If you are "in the field" you certainly understand there's a limit to the amount of wind power the grid can use effectively. Without some sort of base load generation you would not enjoy the 99.99+% availability we've come to expect in this country. So you do see a direct benefit from those non-green power plants, no matter what it says on your utility bill.
You are subsidizing wind power. If that makes you feel good... fantastic.
If you are "in the field" you certainly understand there's a limit to the amount of wind power the grid can use effectively. Without some sort of base load generation you would not enjoy the 99.99+% availability we've come to expect in this country. So you do see a direct benefit from those non-green power plants, no matter what it says on your utility bill.
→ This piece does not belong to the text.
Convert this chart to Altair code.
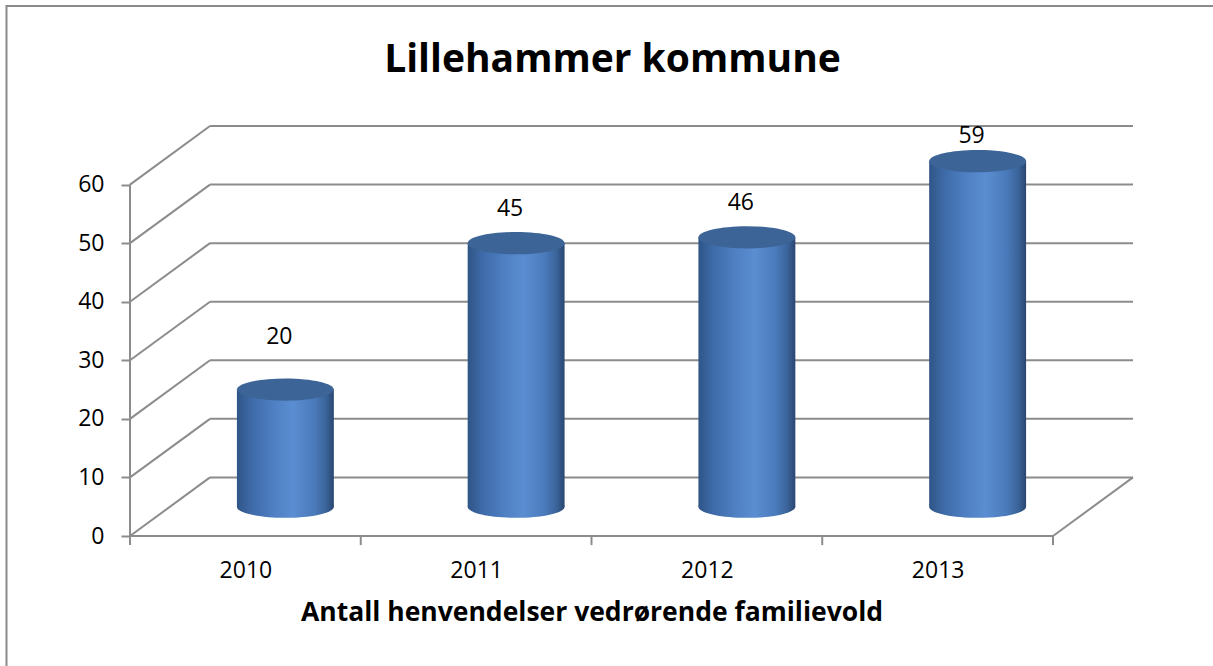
import json
import altair as alt
import pandas as pd

# ---------------- data ----------------
years = ["2010", "2011", "2012", "2013"]
values = [20, 45, 46, 59]
y_ticks = [0, 10, 20, 30, 40, 50, 60]

title_text = "Lillehammer kommune"
x_title = "Antall henvendelser vedrørende familievold"

# ---------------- geometry of the 3D box (in scale units) ----------------
n = len(years)
DEPTH_X = 0.3467   # depth offset, category units
DEPTH_Y = 10       # depth offset, value units
HALF_W = 0.21      # half cylinder width, category units
Y_MAX = 70
PLOT_W, PLOT_H = 1003, 410
PX_PER_CAT = PLOT_W / (n + DEPTH_X)
CYL_PX = 2 * HALF_W * PX_PER_CAT

FONT = "Open Sans"
GRID = "#8c8c8c"

bars = pd.DataFrame({"year": years, "value": values, "i": list(range(n))})
bars["cx"] = bars["i"] + 0.5 + DEPTH_X / 2
bars["x1"] = bars["cx"] - HALF_W
bars["x2"] = bars["cx"] + HALF_W
bars["base"] = DEPTH_Y / 2
bars["top"] = DEPTH_Y / 2 + bars["value"]
bars["label_y"] = 16.3 + 0.88 * bars["value"]

# line segments of the 3D frame, built from the tick list
segs = []
for t in y_ticks:
    segs.append({"x": 0, "y": t, "x2": DEPTH_X, "y2": t + DEPTH_Y})            # side wall
    segs.append({"x": DEPTH_X, "y": t + DEPTH_Y, "x2": n + DEPTH_X, "y2": t + DEPTH_Y})  # back wall
segs.append({"x": 0, "y": 0, "x2": n, "y2": 0})                      # front floor edge
segs.append({"x": n, "y": 0, "x2": n + DEPTH_X, "y2": DEPTH_Y})      # right floor edge
segs.append({"x": 0, "y": 0, "x2": 0, "y2": y_ticks[-1]})            # value axis line
for k in range(n + 1):
    segs.append({"x": k, "y": 0, "x2": k, "y2": -1.55})              # category ticks
segs = pd.DataFrame(segs)

xs = alt.Scale(domain=[0, n + DEPTH_X], nice=False, zero=False)
ys = alt.Scale(domain=[0, Y_MAX], nice=False, zero=False)

label_expr = json.dumps(years) + "[floor(datum.value)]"

x_axis = alt.Axis(values=[k + 0.5 for k in range(n)], labelExpr=label_expr,
                  ticks=False, domain=False, grid=False,
                  labelFont=FONT, labelFontSize=23, labelColor="black",
                  labelPadding=23, labelFlush=False,
                  title=x_title, titleFont=FONT, titleFontSize=26.5,
                  titleFontWeight="bold", titleColor="black",
                  titlePadding=17, titleX=n / 2 * PX_PER_CAT, titleAlign="center")
y_axis = alt.Axis(values=y_ticks, ticks=True, tickSize=9, tickColor=GRID, tickWidth=2,
                  domain=False, grid=False, labelFont=FONT, labelFontSize=23,
                  labelColor="black", labelPadding=17, title=None)


def X(field):
    return alt.X(field, scale=xs, axis=x_axis)


def Y(field):
    return alt.Y(field, scale=ys, axis=y_axis)


frame_lines = alt.Chart(segs).mark_rule(color=GRID, strokeWidth=2).encode(
    x=X("x:Q"), y=Y("y:Q"), x2="x2:Q", y2="y2:Q",
)

border = alt.Chart(pd.DataFrame({"a": [0]})).mark_rect(
    fill=None, stroke="#8a8a8a", strokeWidth=2
).encode(
    x=alt.value(-123.5), x2=alt.value(1100),
    y=alt.value(-120), y2=alt.value(560),
)

title_layer = alt.Chart(pd.DataFrame({"t": [title_text]})).mark_text(
    font=FONT, fontSize=39, fontWeight="bold", color="black",
    align="center", baseline="alphabetic",
).encode(
    text="t:N", x=alt.value(612.5 - 130), y=alt.value(72 - 126),
)

body_grad = alt.LinearGradient(
    gradient="linear", x1=0, x2=1, y1=0, y2=0,
    stops=[
        alt.GradientStop(color="#2f5586", offset=0),
        alt.GradientStop(color="#3e6aa8", offset=0.15),
        alt.GradientStop(color="#4f80c3", offset=0.38),
        alt.GradientStop(color="#5a8dd1", offset=0.58),
        alt.GradientStop(color="#4a7aba", offset=0.8),
        alt.GradientStop(color="#3a6399", offset=0.92),
        alt.GradientStop(color="#2a4670", offset=1),
    ],
)

k = 0.23
c = 0.5523
ELLIPSE = (f"M -1 0 C -1 {-c*k:.4f} {-c:.4f} {-k} 0 {-k} "
           f"C {c:.4f} {-k} 1 {-c*k:.4f} 1 0 "
           f"C 1 {c*k:.4f} {c:.4f} {k} 0 {k} "
           f"C {-c:.4f} {k} -1 {c*k:.4f} -1 0 Z")

base = alt.Chart(bars)

bottom_cap = base.mark_point(shape=ELLIPSE, size=CYL_PX ** 2, filled=True,
                             fill=body_grad, strokeWidth=0, opacity=1).encode(
    x=X("cx:Q"), y=Y("base:Q"),
)

body = base.mark_bar(fill=body_grad, strokeWidth=0).encode(
    x=X("x1:Q"), x2="x2:Q", y=Y("base:Q"), y2="top:Q",
)

top_cap = base.mark_point(shape=ELLIPSE, size=CYL_PX ** 2, filled=True,
                          fill="#3c6497", strokeWidth=0, opacity=1).encode(
    x=X("cx:Q"), y=Y("top:Q"),
)

labels = base.mark_text(font=FONT, fontSize=23, color="black", dx=-6,
                        baseline="middle", align="center").encode(
    x=X("cx:Q"), y=Y("label_y:Q"), text=alt.Text("value:Q"),
)

chart = alt.layer(frame_lines, border, title_layer, bottom_cap, body, top_cap, labels).properties(
    width=PLOT_W, height=PLOT_H,
    autosize=alt.AutoSizeParams(type="none"),
    padding={"left": 130, "top": 126, "right": 80, "bottom": 130},
    background="white",
).configure_view(stroke=None)

chart.save("out.html", embed_options={"renderer": "svg", "actions": False})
We always want a diverse portfolio of resources -- wind, solar, hydro, biomass, controllable load, natural gas, and legacy systems being slowly phased out. There will be no sacrifice in grid reliability. The concept of base, intermediate and peaking is antiquated. Wind solar and hydro will contribute the majority of bulk energy. Other resources will contribute schedulable capacity.
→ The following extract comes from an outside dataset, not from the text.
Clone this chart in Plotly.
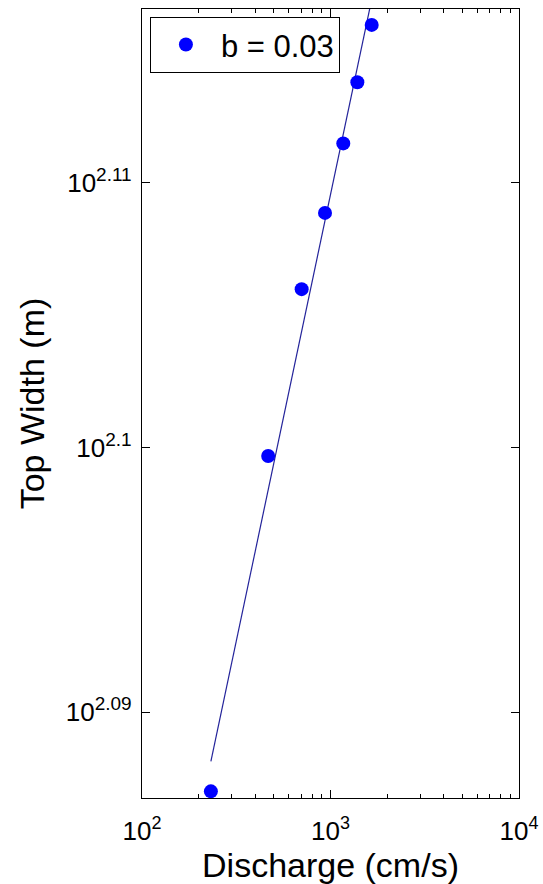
import plotly.graph_objects as go

# Data
discharge = [232, 467, 703, 935, 1169, 1388, 1654]          # cm/s
top_width = [122.18, 125.80, 127.64, 128.49, 129.27, 129.96, 130.61]  # m
fit_x = [232, 1654]
fit_y = [122.50, 130.90]
legend_label = "b = 0.03"

x_ticks = [100, 1000, 10000]
x_exp = ["2", "3", "4"]
x_minor = [m * d for d in (100, 1000) for m in range(2, 10)]
y_ticks = [10 ** 2.09, 10 ** 2.1, 10 ** 2.11]
y_exp = ["2.09", "2.1", "2.11"]
x_range_log = [2, 4]
y_range_log = [2.086749, 2.116578]

FONT = "Liberation Sans, Arial, sans-serif"


def pow_label(e, size):
    return "10<sup><span style='font-size:%dpx'>%s</span></sup>" % (size, e)


fig = go.Figure()
fig.add_trace(go.Scatter(
    x=fit_x, y=fit_y, mode="lines",
    line=dict(color="#23239a", width=1.2),
    showlegend=False, hoverinfo="skip",
))
fig.add_trace(go.Scatter(
    x=discharge, y=top_width, mode="markers",
    marker=dict(color="#0000ff", size=14, line=dict(width=0)),
    name=legend_label, cliponaxis=False,
))

axis_common = dict(
    type="log", showgrid=False, zeroline=False,
    showline=True, linecolor="black", linewidth=1.2, mirror="allticks",
    ticks="inside", ticklen=8, tickwidth=1, tickcolor="black",
    tickfont=dict(family=FONT, size=26, color="black"),
)

fig.update_xaxes(
    **axis_common, range=x_range_log,
    tickmode="array", tickvals=x_ticks,
    ticktext=[pow_label(e, 18) for e in x_exp],
    ticklabelstandoff=10,
    minor=dict(ticks="inside", ticklen=4, tickcolor="black", tickwidth=1,
               tickvals=x_minor, showgrid=False),
    title=dict(text="Discharge (cm/s)", font=dict(family=FONT, size=34, color="black"),
               standoff=8),
)
fig.update_yaxes(
    **axis_common, range=y_range_log,
    tickmode="array", tickvals=y_ticks,
    ticktext=[pow_label(e, 19) for e in y_exp],
    ticklabelstandoff=4,
    title=dict(text="Top Width (m)", font=dict(family=FONT, size=34, color="black"),
               standoff=10),
)

fig.update_layout(
    width=543, height=884,
    margin=dict(l=142, r=24, t=9, b=86, autoexpand=False),
    paper_bgcolor="white", plot_bgcolor="white",
    legend=dict(
        x=0.021, y=0.99, xanchor="left", yanchor="top",
        bgcolor="white", bordercolor="black", borderwidth=1,
        font=dict(family=FONT, size=31, color="black"),
        itemwidth=60, tracegroupgap=0,
    ),
    showlegend=True,
)

fig.write_html("out.html")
You are subsidizing wind power. If that makes you feel good... fantastic.
I am just as supportive of Solar and wind power as anyone. However, it burns me that with current politics every rate-payer gets taxed to fund the subsidizing of the net-metering industry.
I am just as supportive of Solar and wind power as anyone. However, it burns me that with current politics every rate-payer gets taxed to fund the subsidizing of the net-metering industry.
The problem isn't net metering. The problem is rate design which collects too much fixed cost in the energy charge.